In line with other recent findings, our results suggest that racial resentment is not necessarily endemic to white political ideology. Racial resentment manifests itself among some self-described liberals, Sanders and Clinton supporters, not just among the most conservative elements of the Trump coalition.
More broadly the results we present cast doubt that many others have made about the viability of class-based solutions for racial inequality in America as Sanders has supported. America isn’t a relatively homogeneous society like Denmark, as such, support for socialist polices (e.g., increased spending on health and education) are as we show, often affected by people’s attitudes toward the group those policies might benefit. As such it is highly likely that any effort to expand the social safety net will face significant resistance.
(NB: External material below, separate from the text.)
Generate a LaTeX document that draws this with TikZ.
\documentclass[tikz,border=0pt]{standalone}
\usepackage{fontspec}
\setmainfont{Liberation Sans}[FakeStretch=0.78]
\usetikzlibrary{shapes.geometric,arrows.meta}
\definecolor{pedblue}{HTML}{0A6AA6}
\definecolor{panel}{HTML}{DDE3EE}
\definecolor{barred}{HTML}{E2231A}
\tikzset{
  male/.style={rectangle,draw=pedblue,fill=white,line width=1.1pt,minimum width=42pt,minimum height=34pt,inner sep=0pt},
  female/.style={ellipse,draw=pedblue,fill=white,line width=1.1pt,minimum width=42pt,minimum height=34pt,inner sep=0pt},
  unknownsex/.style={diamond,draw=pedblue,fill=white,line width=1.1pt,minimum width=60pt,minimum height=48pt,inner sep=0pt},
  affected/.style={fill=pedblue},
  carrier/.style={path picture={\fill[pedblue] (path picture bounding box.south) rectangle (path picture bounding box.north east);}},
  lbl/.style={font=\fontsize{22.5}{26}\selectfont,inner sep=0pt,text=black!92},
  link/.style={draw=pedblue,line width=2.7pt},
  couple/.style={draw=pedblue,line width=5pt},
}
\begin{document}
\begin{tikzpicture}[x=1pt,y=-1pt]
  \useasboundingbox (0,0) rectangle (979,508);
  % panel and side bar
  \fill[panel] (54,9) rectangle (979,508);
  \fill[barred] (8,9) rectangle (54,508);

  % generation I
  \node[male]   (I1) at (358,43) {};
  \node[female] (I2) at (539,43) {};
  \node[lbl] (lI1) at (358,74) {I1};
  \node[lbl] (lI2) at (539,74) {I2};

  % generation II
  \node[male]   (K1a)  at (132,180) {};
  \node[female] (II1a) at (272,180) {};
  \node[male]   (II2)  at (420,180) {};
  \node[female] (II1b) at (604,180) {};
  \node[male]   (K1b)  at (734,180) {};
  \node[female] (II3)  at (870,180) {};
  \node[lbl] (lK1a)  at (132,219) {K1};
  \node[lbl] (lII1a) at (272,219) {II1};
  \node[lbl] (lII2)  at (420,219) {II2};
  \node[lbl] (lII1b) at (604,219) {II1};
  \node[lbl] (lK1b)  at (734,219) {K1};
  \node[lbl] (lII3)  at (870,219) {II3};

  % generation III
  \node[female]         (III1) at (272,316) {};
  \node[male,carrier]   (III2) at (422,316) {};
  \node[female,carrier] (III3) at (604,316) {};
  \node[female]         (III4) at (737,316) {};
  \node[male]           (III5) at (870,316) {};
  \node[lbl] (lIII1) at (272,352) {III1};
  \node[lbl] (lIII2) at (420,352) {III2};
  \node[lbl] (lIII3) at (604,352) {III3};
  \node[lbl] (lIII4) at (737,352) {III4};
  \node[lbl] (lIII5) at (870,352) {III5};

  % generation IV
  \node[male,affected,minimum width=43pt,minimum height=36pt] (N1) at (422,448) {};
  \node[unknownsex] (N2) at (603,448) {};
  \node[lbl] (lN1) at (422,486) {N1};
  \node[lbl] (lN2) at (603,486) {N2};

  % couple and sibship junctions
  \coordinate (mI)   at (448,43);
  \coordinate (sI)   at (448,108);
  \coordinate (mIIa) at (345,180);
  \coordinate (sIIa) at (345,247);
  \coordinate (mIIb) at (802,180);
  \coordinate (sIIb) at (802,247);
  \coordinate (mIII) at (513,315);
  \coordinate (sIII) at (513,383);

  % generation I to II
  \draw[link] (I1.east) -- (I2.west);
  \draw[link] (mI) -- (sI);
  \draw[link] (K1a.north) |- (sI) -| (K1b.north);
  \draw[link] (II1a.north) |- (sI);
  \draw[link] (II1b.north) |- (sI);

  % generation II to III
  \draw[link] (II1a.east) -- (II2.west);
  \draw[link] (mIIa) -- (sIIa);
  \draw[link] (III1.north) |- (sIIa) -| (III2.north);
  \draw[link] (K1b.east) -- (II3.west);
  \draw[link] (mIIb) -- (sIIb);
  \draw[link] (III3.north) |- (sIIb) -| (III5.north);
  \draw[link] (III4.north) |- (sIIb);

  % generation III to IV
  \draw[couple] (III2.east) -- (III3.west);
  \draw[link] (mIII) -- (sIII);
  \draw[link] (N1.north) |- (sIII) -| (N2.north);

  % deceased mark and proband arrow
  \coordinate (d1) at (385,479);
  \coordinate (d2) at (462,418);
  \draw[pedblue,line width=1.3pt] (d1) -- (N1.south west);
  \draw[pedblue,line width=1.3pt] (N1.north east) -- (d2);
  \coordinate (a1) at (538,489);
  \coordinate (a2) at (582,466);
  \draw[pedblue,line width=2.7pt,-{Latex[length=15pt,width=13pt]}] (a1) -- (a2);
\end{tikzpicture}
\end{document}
While one may argue that the findings presented are theoretical, looking at American’s history with race it is very clear as to how racism limits the viability of socialism. For example, during the 1956 Milwaukee mayoral election incumbent socialist mayor Frank P. Zeidler who championed an urban renewal program was hit by political attacks which alleged that he was placing billboards in the South attracting African Americans to Milwaukee so that they could benefit from public housing and increased social services.
Although Zeidler won the election, Milwaukee’s political scene had been transformed from one based on class to one based on race. Support for socialist policies decreased dramatically as the Black population increased. Today Milwaukee is listed as the most segregated city in the nation and among the worst cities in the country for African Americans. The data presented in our analysis of current survey data suggest that even today a President Sanders or a President Clinton for that matter would have difficulty getting large scale social problems solved due to America’s deep seated resentment of Blacks.
Daniel Byrd is an independent researcher and social psychologist.